Exercise details: Filter the lines below, copying only those with the string "this".

· · · ·

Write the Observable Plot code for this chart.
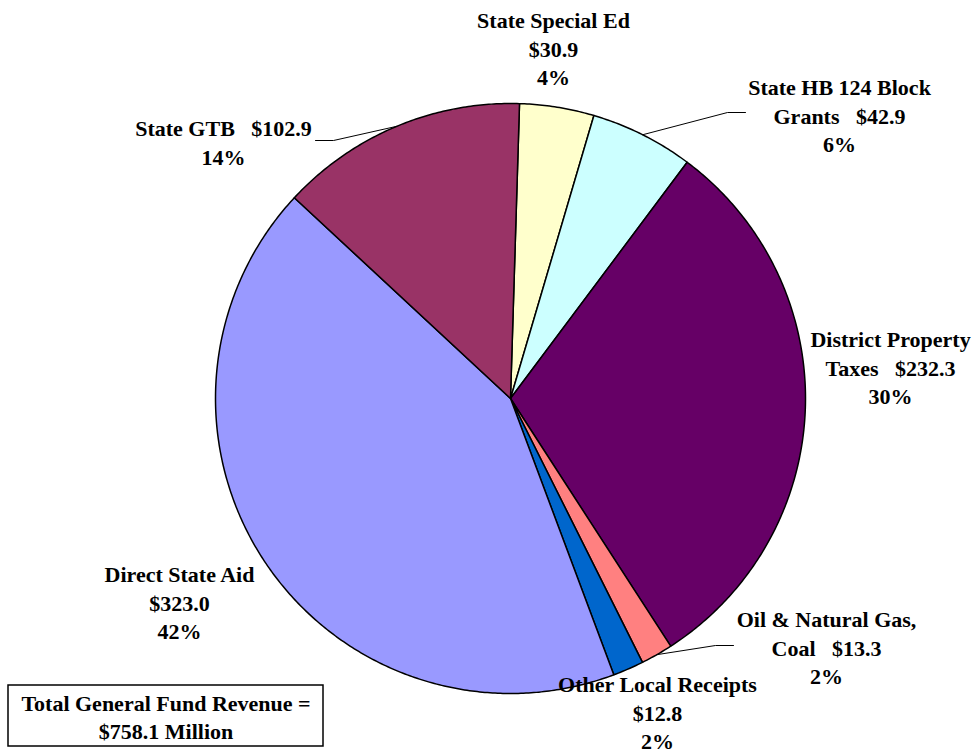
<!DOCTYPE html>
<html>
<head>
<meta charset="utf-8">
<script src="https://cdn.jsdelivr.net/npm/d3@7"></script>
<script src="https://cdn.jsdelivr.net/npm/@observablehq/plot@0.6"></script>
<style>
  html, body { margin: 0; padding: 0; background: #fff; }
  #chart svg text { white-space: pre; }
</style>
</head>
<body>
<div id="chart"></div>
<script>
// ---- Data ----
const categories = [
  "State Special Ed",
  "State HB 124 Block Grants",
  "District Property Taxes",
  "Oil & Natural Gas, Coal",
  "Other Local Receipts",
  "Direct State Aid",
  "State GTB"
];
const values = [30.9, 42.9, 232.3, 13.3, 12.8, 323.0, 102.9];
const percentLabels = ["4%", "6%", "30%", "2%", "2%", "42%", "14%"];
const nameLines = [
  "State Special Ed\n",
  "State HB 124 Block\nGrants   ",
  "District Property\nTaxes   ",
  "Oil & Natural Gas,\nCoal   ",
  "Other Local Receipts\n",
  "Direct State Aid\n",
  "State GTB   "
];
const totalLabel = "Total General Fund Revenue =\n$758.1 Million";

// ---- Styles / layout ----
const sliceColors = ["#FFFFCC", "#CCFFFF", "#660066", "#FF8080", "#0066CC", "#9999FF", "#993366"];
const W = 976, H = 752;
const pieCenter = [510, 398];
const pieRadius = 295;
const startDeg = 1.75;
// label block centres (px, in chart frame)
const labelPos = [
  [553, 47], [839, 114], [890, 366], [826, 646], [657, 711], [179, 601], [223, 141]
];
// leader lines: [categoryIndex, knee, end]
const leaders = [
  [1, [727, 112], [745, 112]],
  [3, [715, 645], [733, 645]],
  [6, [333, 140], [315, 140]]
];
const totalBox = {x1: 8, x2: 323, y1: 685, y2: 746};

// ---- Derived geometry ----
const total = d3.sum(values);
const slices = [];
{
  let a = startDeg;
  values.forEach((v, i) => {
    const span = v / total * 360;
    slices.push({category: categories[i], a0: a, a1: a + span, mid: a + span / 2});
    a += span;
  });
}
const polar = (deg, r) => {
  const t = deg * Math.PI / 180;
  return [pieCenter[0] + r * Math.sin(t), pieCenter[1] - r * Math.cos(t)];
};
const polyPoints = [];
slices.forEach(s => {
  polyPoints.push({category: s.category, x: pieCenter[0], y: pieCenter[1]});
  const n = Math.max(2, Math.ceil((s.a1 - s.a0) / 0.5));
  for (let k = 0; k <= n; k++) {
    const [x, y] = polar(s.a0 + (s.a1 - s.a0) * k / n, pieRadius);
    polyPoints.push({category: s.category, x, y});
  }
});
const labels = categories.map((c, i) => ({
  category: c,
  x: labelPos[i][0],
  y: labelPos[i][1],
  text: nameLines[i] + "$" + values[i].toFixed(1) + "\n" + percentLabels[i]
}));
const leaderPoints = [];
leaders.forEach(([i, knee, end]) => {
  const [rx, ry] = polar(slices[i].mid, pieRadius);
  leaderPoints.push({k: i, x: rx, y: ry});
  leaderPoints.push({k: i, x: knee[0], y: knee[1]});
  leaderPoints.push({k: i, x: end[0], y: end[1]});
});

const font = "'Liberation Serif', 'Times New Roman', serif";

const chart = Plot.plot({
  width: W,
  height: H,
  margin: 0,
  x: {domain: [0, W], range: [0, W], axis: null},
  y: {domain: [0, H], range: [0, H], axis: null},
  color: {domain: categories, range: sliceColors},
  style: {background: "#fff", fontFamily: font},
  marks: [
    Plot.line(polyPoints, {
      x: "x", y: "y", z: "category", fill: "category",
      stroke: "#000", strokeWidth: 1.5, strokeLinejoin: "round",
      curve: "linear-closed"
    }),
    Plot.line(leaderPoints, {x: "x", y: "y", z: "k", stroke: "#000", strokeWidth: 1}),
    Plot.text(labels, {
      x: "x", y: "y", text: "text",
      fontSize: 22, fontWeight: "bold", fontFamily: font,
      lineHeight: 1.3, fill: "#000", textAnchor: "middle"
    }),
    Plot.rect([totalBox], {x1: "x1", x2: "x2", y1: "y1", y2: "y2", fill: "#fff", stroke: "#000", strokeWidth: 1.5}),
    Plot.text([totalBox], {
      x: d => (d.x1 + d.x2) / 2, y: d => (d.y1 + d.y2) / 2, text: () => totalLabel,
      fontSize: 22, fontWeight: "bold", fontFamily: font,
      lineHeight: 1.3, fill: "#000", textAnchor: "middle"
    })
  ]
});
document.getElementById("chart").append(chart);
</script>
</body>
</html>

· · · ·

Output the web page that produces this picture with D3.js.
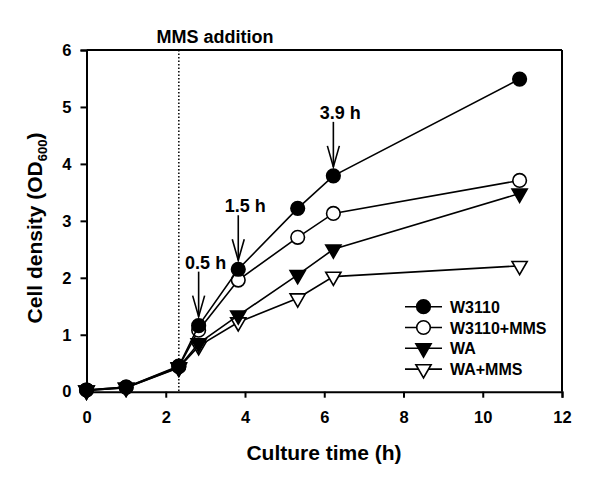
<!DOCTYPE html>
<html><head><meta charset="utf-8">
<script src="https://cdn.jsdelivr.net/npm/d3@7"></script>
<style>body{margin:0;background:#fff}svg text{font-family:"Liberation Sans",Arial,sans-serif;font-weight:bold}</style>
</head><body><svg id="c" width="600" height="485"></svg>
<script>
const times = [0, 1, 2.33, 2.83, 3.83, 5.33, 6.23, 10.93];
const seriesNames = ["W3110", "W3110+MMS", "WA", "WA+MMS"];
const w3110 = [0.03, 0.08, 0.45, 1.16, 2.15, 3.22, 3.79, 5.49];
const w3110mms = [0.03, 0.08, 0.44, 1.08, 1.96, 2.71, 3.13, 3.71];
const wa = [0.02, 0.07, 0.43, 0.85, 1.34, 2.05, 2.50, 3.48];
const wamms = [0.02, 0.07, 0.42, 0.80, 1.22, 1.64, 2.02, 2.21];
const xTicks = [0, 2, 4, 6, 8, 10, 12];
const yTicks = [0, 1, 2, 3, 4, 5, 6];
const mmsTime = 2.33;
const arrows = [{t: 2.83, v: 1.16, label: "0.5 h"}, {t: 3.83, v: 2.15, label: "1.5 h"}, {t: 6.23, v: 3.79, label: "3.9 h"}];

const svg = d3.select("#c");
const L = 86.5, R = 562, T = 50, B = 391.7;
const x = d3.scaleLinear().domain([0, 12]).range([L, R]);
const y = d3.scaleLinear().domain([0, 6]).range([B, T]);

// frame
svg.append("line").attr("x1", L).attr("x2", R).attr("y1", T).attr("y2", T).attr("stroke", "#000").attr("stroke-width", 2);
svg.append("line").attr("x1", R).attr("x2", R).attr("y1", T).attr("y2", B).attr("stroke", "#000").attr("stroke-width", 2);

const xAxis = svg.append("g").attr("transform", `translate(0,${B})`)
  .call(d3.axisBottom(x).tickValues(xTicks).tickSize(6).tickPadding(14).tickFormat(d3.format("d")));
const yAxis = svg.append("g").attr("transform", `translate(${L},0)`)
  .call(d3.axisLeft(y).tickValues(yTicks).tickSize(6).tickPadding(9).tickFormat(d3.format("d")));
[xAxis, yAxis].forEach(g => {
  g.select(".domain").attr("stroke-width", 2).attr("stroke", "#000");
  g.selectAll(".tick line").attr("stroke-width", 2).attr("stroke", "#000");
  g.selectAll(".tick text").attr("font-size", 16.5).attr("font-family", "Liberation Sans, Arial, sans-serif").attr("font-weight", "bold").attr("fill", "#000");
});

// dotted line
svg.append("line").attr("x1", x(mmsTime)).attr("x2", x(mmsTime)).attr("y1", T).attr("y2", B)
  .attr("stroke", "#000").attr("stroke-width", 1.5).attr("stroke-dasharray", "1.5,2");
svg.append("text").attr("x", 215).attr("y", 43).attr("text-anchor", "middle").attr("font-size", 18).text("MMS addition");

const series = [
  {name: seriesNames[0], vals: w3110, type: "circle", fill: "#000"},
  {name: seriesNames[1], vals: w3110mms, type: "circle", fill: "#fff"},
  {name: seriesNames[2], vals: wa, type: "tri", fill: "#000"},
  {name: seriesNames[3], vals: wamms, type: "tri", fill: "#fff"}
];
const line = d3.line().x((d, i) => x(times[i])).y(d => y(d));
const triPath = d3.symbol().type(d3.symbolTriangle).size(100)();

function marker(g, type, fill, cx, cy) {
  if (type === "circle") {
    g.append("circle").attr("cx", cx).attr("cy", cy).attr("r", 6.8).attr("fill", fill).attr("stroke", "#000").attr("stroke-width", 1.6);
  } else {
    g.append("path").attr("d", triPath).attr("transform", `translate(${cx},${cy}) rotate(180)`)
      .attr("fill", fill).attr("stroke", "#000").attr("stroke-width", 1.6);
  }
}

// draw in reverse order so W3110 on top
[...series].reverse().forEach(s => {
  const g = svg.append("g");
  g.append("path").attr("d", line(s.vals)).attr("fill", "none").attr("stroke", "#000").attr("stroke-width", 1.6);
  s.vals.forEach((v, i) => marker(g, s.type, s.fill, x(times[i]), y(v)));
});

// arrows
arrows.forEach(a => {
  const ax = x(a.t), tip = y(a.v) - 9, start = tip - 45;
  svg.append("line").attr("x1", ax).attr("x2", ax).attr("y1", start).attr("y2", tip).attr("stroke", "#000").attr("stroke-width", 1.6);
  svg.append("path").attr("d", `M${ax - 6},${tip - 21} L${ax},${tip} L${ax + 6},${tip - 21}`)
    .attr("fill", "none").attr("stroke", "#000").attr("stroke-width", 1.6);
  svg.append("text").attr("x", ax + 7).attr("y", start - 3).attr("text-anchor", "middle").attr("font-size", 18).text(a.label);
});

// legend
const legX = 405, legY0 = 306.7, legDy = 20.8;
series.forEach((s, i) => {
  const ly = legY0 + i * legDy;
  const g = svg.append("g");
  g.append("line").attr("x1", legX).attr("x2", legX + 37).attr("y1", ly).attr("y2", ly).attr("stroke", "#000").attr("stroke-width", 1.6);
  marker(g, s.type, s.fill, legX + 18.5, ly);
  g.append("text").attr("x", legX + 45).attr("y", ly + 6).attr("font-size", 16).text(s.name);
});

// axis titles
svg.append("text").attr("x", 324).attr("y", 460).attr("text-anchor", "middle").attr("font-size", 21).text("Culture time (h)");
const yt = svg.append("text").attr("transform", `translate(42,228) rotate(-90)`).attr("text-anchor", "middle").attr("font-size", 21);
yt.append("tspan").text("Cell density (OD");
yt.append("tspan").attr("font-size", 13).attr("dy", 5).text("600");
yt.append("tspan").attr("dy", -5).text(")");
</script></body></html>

· · · ·

Solution:
Write the Observable Plot code for this chart.
Output the web page that produces this picture with D3.js.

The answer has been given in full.